Further more, while the fight between the PCs and the barbarians would have been excruciating to do in my normal system (I do not want to have to roll 50-odd attack rolls per round, fuck that), it was not all THAT more streamlined as I wanted it either. My main reasoning for wanting to use warbands in the first place is to make combat take a fewer rolls and therefore IRL time as I can. I hate long combats (another future blogpost!) and so anything to make them move at a faster pace is a potential plus in my book.

The players did enjoy some aspects of it (the reduced book keeping when it came to hirelings!), but there are still major issues with how this integrates, a lot more than I had before this playtest. In no particular order, questions which I still need to clarify for myself and make a decision on are:


* How does one determine the warband’s HP? In Errant is based on Armor, which is how I ran it on the table, but Armor in Errant is more similar to Hit Points in OD&D than AC, so my initial thought was to use HD. That however means that the equipment of the actual mercenaries is more or less irrelevant, and that makes no sense to me.

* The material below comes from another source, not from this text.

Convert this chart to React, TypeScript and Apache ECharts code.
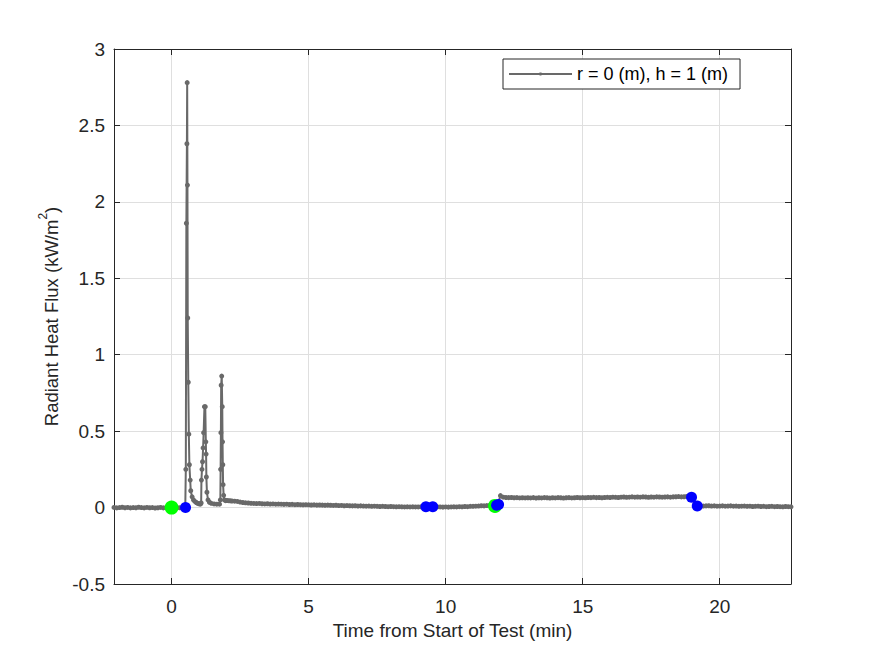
import React, { useEffect, useRef } from "react";
import * as echarts from "echarts";

// Radiant heat flux gauge at r = 0 m, h = 1 m, sampled every 0.1 min outside the
// ignition transient; the transient itself is listed point by point.
const SAMPLE_STEP = 0.1;

const PRE_START = -2.1;
const preValues = [
  0.001, -0.002, 0.0, 0.002, -0.001, 0.001, -0.002, 0.0, -0.001, 0.002,
  0.0, -0.002, 0.001, -0.001, 0.0, -0.003, -0.001, 0.001, -0.002, 0.0,
  -0.001, 0.001, -0.002, 0.0, -0.001, 0.001,
];

const transientTimes = [
  0.5, 0.52, 0.54, 0.56, 0.57, 0.58, 0.59, 0.61, 0.63, 0.65, 0.68, 0.7,
  0.75, 0.8, 0.85, 0.9, 0.95, 1.0, 1.05, 1.08, 1.09, 1.11, 1.13, 1.15,
  1.17, 1.2, 1.23, 1.25, 1.26, 1.27, 1.29, 1.33, 1.38, 1.45, 1.55, 1.65,
  1.75, 1.78, 1.79, 1.8, 1.81, 1.83, 1.85, 1.86, 1.87, 1.88, 1.9, 1.93,
  1.97, 2.02, 2.08, 2.14,
];
const transientValues = [
  0.001, 0.25, 1.86, 2.38, 2.78, 2.11, 1.24, 0.82, 0.48, 0.28, 0.18, 0.11,
  0.07, 0.05, 0.04, 0.033, 0.028, 0.025, 0.022, 0.03, 0.18, 0.25, 0.3, 0.39,
  0.49, 0.66, 0.66, 0.43, 0.35, 0.2, 0.1, 0.05, 0.035, 0.028, 0.024, 0.022,
  0.022, 0.05, 0.25, 0.49, 0.8, 0.86, 0.66, 0.43, 0.28, 0.15, 0.08, 0.05,
  0.045, 0.046, 0.045, 0.044,
];

const POST_START = 2.2;
const postValues = [
  0.043, 0.042, 0.04, 0.036, 0.033, 0.031, 0.03, 0.028,
  0.027, 0.026, 0.027, 0.025, 0.024, 0.025, 0.023, 0.024, 0.022, 0.023,
  0.022, 0.021, 0.022, 0.02, 0.021, 0.019, 0.02, 0.019, 0.018, 0.019,
  0.018, 0.017, 0.018, 0.016, 0.017, 0.016, 0.015, 0.016, 0.015, 0.014,
  0.015, 0.013, 0.014, 0.012, 0.013, 0.012, 0.011, 0.012, 0.01, 0.011,
  0.01, 0.009, 0.01, 0.008, 0.009, 0.008, 0.007, 0.008, 0.007, 0.006,
  0.007, 0.006, 0.005, 0.006, 0.005, 0.004, 0.005, 0.004, 0.005, 0.004,
  0.004, 0.005, 0.004, 0.005, 0.006, 0.005, 0.004, 0.005, 0.004, 0.003,
  0.004, 0.003, 0.004, 0.005, 0.004, 0.006, 0.005, 0.007, 0.006, 0.008,
  0.008, 0.009, 0.01, 0.012, 0.011, 0.013, 0.014, 0.015, 0.013, 0.02,
  0.078, 0.068, 0.066, 0.065, 0.066, 0.064, 0.065, 0.063, 0.064, 0.063,
  0.064, 0.063, 0.065, 0.062, 0.064, 0.063, 0.065, 0.064, 0.062, 0.064,
  0.063, 0.065, 0.064, 0.062, 0.064, 0.065, 0.063, 0.064, 0.066, 0.064,
  0.065, 0.064, 0.066, 0.065, 0.067, 0.065, 0.066, 0.064, 0.066, 0.067,
  0.066, 0.068, 0.067, 0.066, 0.068, 0.069, 0.067, 0.068, 0.07, 0.068,
  0.069, 0.068, 0.07, 0.069, 0.067, 0.069, 0.068, 0.07, 0.069, 0.068,
  0.069, 0.07, 0.068, 0.07, 0.071, 0.072, 0.07, 0.071, 0.073, 0.071,
  0.068, 0.03, 0.011, 0.012, 0.01, 0.011, 0.012, 0.01, 0.011, 0.009,
  0.01, 0.011, 0.009, 0.01, 0.011, 0.009, 0.01, 0.008, 0.009, 0.01,
  0.008, 0.009, 0.007, 0.008, 0.009, 0.007, 0.008, 0.006, 0.007, 0.008,
  0.006, 0.007, 0.006, 0.005, 0.007, 0.006, 0.005,
];

// Event markers (ignition / transition times)
const greenEvents: [number, number][] = [
  [0, 0],
  [11.8, 0.011],
];
const blueEvents: [number, number][] = [
  [0.51, 0],
  [9.28, 0.006],
  [9.53, 0.006],
  [11.86, 0.015],
  [11.93, 0.02],
  [18.97, 0.068],
  [19.18, 0.01],
];

const X_TICKS = [0, 5, 10, 15, 20];
const X_MIN = -2.1;
const X_MAX = 22.6;
const Y_MIN = -0.5;
const Y_MAX = 3;
const Y_STEP = 0.5;

const SERIES_NAME = "r = 0 (m), h = 1 (m)";

const round2 = (v: number) => Math.round(v * 100) / 100;

function buildSeries(): [number, number][] {
  const pts: [number, number][] = [];
  preValues.forEach((v, i) => pts.push([round2(PRE_START + i * SAMPLE_STEP), v]));
  transientTimes.forEach((t, i) => pts.push([t, transientValues[i]]));
  postValues.forEach((v, i) => pts.push([round2(POST_START + i * SAMPLE_STEP), v]));
  return pts;
}

const FONT = "'Liberation Sans', Arial, Helvetica, sans-serif";
const INK = "#262626";
const GRID_LINE = "#dfdfdf";
const TRACE = "#696969";

export default function App() {
  const ref = useRef<HTMLDivElement>(null);

  useEffect(() => {
    if (!ref.current) return;
    const chart = echarts.init(ref.current, undefined, { renderer: "svg" });

    const boxAxis = {
      axisLine: { show: true, onZero: false, lineStyle: { color: INK, width: 1 } },
      axisTick: { show: true, inside: true, length: 6, lineStyle: { color: INK } },
    };

    chart.setOption({
      animation: false,
      backgroundColor: "#ffffff",
      textStyle: { fontFamily: FONT },
      grid: { left: 114, top: 49, right: 84, bottom: 72 },
      legend: {
        data: [SERIES_NAME],
        left: 503,
        top: 59,
        orient: "horizontal",
        backgroundColor: "#ffffff",
        borderColor: INK,
        borderWidth: 1,
        padding: [5, 12, 5, 5],
        itemWidth: 63,
        itemHeight: 4,
        itemGap: 5,
        textStyle: { fontSize: 18, color: "#000000", fontFamily: FONT, lineHeight: 20 },
      },
      xAxis: [
        {
          type: "value",
          position: "bottom",
          min: X_MIN,
          max: X_MAX,
          ...boxAxis,
          axisTick: { ...boxAxis.axisTick, customValues: X_TICKS },
          axisLabel: {
            customValues: X_TICKS,
            fontSize: 19,
            color: INK,
            fontFamily: FONT,
            margin: 13,
          },
          splitLine: { show: true, lineStyle: { color: GRID_LINE, width: 1 } },
          name: "Time from Start of Test (min)",
          nameLocation: "middle",
          nameGap: 37,
          nameTextStyle: { fontSize: 19, color: INK, fontFamily: FONT, verticalAlign: "top" },
        },
        {
          type: "value",
          position: "top",
          min: X_MIN,
          max: X_MAX,
          ...boxAxis,
          axisTick: { ...boxAxis.axisTick, customValues: X_TICKS },
          axisLabel: { show: false },
          splitLine: { show: false },
        },
      ],
      yAxis: [
        {
          type: "value",
          position: "left",
          min: Y_MIN,
          max: Y_MAX,
          interval: Y_STEP,
          ...boxAxis,
          axisLabel: { fontSize: 19, color: INK, fontFamily: FONT, margin: 9 },
          splitLine: { show: true, lineStyle: { color: GRID_LINE, width: 1 } },
          name: "{a|Radiant Heat Flux (kW/m}{s|2}{a|)}",
          nameLocation: "middle",
          nameGap: 52,
          nameTextStyle: {
            color: INK,
            fontFamily: FONT,
            rich: {
              a: { fontSize: 18.5, color: INK, fontFamily: FONT, lineHeight: 24, verticalAlign: "bottom" },
              s: { fontSize: 12, color: INK, fontFamily: FONT, lineHeight: 24, verticalAlign: "top" },
            },
          },
        },
        {
          type: "value",
          position: "right",
          min: Y_MIN,
          max: Y_MAX,
          interval: Y_STEP,
          ...boxAxis,
          axisLabel: { show: false },
          splitLine: { show: false },
        },
      ],
      series: [
        {
          name: SERIES_NAME,
          type: "line",
          xAxisIndex: 0,
          yAxisIndex: 0,
          data: buildSeries(),
          symbol: "circle",
          symbolSize: 5,
          showAllSymbol: true,
          itemStyle: { color: TRACE },
          lineStyle: { color: TRACE, width: 2 },
          emphasis: { disabled: true },
          z: 2,
        },
        {
          name: "start",
          type: "scatter",
          data: greenEvents,
          symbol: "circle",
          symbolSize: 14,
          itemStyle: { color: "#00ff00", opacity: 1 },
          emphasis: { disabled: true },
          z: 3,
        },
        {
          name: "event",
          type: "scatter",
          data: blueEvents,
          symbol: "circle",
          symbolSize: 11,
          itemStyle: { color: "#0000ff", opacity: 1 },
          emphasis: { disabled: true },
          z: 4,
        },
      ],
    });

    return () => chart.dispose();
  }, []);

  return (
    <div
      ref={ref}
      style={{ position: "fixed", left: 0, top: 0, width: 875, height: 656, background: "#fff" }}
    />
  );
}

* As warbands are simply an extension of the PC that leads them, and add a bonus to attacks, what happens when a Sorcerer has a squad of archers under their control and wants them to fire? The way I handled it, they can still do that, but they have to use the Sorcerer’s To Hit bonus, which is usually negotiable. However, this allows a Sorcerer to basically use bows, when they normally could not.

* Can a Sorcerer cast a spell while their warband is shooting at the enemy? After all the sorcerer themself is not doing anything, yet it feels kind of like cheating the combat phases to be able to both cast and shoot in a round.

* How do some spells that deal damage to everyone in an Area of Effect interact with warbands? A warband has its own abstracted HP total, so there was some questions how effective things were. One spell, Dust of the Sandman (from Wonder and Wickedness which is what I use for magic in my game) was actually more effective than normal, while another - Miasma, felt rather weakened. It’s a rather fuzzy bit of ruling that I do not like, as I want warbands to streamline combat, not create more opportunities for me to have to figure out just how the fuck things are supposed to work.

* How much should merc gear matter into their ability to fight as a warband? I don’t want this to be a mass combat system, this needs to be simply one step above the regular 1 to 1 fights, but as a way to handle slightly larger fights. The way it is right now it can integrate between the two scales, but not entirely to my liking.

So all in all this was actually a very fun and productive session, even if my playtest ended up leaving me with more doubts regarding the usefulness of warbands, rather than making me want to use them in the game.

2 comments:

  1. The search for the magical mentor was excellent, weird and freaky in all the right ways. Hope the demon didn't get into too much trouble while behind the wheel.

    ReplyDelete
    Replies
    1. I am actually not sure yet just how much of a mess did that demon make in its wake.... something to ponder over in the future I suppose!